Exercise inputs:
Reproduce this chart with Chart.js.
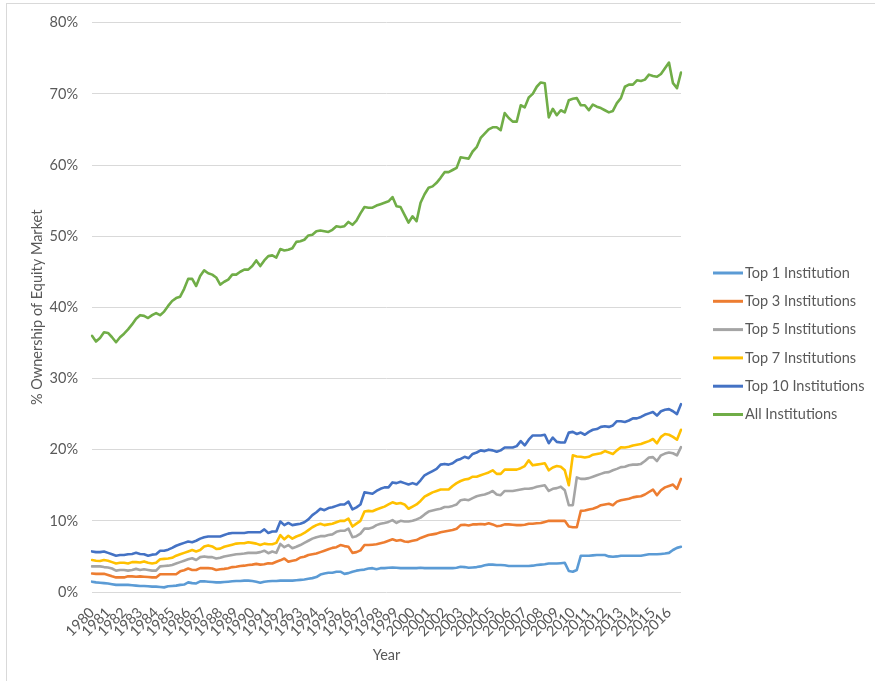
* * *
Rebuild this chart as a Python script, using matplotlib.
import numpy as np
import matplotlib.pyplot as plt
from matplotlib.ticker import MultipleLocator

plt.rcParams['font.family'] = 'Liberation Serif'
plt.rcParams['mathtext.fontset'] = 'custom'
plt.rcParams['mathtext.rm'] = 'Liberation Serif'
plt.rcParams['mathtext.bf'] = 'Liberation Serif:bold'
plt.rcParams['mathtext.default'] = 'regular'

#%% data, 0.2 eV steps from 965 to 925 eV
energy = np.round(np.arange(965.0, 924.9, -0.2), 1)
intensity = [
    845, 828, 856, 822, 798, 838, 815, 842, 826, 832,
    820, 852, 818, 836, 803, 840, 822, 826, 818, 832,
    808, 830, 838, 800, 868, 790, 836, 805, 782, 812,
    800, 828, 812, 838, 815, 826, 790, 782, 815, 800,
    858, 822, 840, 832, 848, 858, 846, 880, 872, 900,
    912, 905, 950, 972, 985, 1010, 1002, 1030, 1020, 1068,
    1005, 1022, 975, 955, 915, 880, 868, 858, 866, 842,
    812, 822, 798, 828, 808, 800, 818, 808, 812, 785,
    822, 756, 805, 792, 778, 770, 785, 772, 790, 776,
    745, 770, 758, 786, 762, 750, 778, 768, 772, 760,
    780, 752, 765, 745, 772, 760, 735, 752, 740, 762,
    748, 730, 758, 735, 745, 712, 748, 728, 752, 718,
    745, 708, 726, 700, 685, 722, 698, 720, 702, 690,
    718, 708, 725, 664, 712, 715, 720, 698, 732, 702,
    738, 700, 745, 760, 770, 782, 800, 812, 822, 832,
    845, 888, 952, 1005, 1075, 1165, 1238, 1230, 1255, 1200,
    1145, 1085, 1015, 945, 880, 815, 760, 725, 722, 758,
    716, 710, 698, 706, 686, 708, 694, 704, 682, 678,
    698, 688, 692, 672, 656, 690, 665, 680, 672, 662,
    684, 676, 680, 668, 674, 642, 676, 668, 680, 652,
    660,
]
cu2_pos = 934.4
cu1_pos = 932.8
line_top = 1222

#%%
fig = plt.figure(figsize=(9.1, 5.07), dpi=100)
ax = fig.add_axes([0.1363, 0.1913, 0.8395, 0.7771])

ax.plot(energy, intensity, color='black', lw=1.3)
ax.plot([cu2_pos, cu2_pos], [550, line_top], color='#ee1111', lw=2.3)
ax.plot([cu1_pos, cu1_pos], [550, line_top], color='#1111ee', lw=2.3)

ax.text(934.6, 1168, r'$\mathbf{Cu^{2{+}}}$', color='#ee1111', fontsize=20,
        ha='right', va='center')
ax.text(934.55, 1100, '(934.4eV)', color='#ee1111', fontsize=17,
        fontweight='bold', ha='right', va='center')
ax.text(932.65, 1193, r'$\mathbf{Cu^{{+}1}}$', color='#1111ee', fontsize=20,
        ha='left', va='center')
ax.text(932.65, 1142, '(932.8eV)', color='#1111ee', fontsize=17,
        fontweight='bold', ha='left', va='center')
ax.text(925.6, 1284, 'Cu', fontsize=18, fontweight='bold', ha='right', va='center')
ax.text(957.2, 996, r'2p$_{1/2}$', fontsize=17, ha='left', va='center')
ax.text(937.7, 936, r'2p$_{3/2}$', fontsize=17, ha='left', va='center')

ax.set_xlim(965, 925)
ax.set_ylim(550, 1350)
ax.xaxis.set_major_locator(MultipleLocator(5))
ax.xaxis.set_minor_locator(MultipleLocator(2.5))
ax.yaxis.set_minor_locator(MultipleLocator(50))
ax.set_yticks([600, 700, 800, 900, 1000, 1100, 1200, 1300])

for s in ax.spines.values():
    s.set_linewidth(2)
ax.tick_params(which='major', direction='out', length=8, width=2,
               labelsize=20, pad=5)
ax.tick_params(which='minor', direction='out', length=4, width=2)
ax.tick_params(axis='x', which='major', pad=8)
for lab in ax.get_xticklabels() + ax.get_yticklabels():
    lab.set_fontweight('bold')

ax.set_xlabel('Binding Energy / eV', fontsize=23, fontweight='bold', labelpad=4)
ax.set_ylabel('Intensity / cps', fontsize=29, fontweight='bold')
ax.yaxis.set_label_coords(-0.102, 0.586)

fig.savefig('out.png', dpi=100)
==
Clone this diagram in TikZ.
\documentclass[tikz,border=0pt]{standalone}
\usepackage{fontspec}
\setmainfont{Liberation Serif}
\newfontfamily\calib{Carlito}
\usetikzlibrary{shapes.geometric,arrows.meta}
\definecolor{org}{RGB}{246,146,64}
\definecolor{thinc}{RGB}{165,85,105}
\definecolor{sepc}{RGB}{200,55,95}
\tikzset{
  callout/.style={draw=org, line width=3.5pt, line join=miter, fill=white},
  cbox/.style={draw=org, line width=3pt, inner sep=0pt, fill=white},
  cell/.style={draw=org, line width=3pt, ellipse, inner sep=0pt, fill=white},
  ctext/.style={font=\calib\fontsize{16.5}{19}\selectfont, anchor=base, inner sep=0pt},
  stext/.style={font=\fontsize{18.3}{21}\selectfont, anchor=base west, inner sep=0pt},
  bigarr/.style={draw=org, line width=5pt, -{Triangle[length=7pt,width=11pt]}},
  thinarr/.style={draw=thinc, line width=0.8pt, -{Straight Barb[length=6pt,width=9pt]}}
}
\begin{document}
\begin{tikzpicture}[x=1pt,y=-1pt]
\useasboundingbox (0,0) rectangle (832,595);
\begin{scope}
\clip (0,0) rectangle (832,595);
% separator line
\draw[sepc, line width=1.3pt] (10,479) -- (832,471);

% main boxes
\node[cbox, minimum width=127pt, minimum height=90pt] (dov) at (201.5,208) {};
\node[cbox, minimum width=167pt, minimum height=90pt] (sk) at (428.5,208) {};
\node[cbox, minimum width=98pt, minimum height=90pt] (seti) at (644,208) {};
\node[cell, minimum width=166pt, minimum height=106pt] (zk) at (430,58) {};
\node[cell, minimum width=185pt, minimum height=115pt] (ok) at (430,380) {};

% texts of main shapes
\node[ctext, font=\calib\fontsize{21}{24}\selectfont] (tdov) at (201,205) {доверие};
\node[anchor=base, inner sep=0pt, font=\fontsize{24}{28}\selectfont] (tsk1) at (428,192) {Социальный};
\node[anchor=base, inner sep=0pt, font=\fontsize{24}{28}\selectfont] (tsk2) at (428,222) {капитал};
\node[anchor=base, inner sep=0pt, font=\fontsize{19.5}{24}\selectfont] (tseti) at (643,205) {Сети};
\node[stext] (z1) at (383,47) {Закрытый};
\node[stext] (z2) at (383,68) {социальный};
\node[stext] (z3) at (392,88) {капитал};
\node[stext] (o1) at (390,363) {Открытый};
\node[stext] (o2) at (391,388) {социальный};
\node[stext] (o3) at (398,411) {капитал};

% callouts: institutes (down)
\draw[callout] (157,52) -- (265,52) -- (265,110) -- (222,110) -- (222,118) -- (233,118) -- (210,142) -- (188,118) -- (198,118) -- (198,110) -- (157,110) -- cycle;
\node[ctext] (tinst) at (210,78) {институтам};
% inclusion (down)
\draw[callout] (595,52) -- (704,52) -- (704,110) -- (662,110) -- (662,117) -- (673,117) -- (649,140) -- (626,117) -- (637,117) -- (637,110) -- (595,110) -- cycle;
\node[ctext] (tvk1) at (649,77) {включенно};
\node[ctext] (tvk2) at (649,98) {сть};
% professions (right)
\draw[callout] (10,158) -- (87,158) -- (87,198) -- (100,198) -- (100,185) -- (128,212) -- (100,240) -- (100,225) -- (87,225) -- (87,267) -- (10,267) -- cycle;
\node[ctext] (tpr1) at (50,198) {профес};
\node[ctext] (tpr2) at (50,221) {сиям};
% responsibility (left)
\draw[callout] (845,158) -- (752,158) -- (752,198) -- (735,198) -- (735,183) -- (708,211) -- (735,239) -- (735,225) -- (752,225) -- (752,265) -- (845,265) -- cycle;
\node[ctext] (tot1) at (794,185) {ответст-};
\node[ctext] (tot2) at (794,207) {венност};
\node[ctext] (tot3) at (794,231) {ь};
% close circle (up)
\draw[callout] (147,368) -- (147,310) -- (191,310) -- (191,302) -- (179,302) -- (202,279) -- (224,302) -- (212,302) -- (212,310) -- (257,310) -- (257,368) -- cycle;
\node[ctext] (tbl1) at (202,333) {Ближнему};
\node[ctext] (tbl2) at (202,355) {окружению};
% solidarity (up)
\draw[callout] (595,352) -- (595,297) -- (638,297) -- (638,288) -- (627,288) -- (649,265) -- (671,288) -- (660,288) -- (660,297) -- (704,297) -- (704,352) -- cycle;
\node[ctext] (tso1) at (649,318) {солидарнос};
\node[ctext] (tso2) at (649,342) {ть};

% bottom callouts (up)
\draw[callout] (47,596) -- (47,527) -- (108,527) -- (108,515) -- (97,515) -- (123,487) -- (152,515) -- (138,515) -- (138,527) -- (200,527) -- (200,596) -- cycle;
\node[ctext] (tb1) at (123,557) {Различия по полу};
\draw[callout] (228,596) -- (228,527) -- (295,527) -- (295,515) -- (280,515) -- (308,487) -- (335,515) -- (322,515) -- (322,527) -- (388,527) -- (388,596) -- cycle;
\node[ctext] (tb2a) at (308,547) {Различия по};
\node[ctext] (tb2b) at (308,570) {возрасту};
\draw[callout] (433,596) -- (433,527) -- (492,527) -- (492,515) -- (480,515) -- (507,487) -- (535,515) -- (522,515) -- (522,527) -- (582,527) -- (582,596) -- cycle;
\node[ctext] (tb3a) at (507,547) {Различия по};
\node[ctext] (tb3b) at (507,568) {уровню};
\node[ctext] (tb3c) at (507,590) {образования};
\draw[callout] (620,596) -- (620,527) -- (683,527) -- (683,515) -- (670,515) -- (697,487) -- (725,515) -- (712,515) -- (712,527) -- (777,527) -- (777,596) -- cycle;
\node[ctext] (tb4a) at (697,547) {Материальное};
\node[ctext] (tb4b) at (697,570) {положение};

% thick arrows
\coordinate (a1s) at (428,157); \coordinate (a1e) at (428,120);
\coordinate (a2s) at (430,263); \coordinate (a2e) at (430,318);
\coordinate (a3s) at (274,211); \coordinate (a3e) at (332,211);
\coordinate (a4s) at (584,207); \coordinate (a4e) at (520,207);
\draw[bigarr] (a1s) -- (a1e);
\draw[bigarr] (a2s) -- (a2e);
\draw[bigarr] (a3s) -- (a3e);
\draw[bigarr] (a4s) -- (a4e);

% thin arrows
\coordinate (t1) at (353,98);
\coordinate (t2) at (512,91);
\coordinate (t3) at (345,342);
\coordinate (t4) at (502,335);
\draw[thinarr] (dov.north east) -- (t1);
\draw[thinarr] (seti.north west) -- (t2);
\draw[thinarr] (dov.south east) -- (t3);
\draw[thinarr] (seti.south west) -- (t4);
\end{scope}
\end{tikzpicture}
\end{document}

Short problem:
Repeat the span of lines that opens with the line holding "Clone this diagram in TikZ." and closes with the line holding "minimum width=185pt, minimum", exactly as it stands.

Answer below:
Clone this diagram in TikZ.
\documentclass[tikz,border=0pt]{standalone}
\usepackage{fontspec}
\setmainfont{Liberation Serif}
\newfontfamily\calib{Carlito}
\usetikzlibrary{shapes.geometric,arrows.meta}
\definecolor{org}{RGB}{246,146,64}
\definecolor{thinc}{RGB}{165,85,105}
\definecolor{sepc}{RGB}{200,55,95}
\tikzset{
  callout/.style={draw=org, line width=3.5pt, line join=miter, fill=white},
  cbox/.style={draw=org, line width=3pt, inner sep=0pt, fill=white},
  cell/.style={draw=org, line width=3pt, ellipse, inner sep=0pt, fill=white},
  ctext/.style={font=\calib\fontsize{16.5}{19}\selectfont, anchor=base, inner sep=0pt},
  stext/.style={font=\fontsize{18.3}{21}\selectfont, anchor=base west, inner sep=0pt},
  bigarr/.style={draw=org, line width=5pt, -{Triangle[length=7pt,width=11pt]}},
  thinarr/.style={draw=thinc, line width=0.8pt, -{Straight Barb[length=6pt,width=9pt]}}
}
\begin{document}
\begin{tikzpicture}[x=1pt,y=-1pt]
\useasboundingbox (0,0) rectangle (832,595);
\begin{scope}
\clip (0,0) rectangle (832,595);
% separator line
\draw[sepc, line width=1.3pt] (10,479) -- (832,471);

% main boxes
\node[cbox, minimum width=127pt, minimum height=90pt] (dov) at (201.5,208) {};
\node[cbox, minimum width=167pt, minimum height=90pt] (sk) at (428.5,208) {};
\node[cbox, minimum width=98pt, minimum height=90pt] (seti) at (644,208) {};
\node[cell, minimum width=166pt, minimum height=106pt] (zk) at (430,58) {};
\node[cell, minimum width=185pt, minimum height=115pt] (ok) at (430,380) {};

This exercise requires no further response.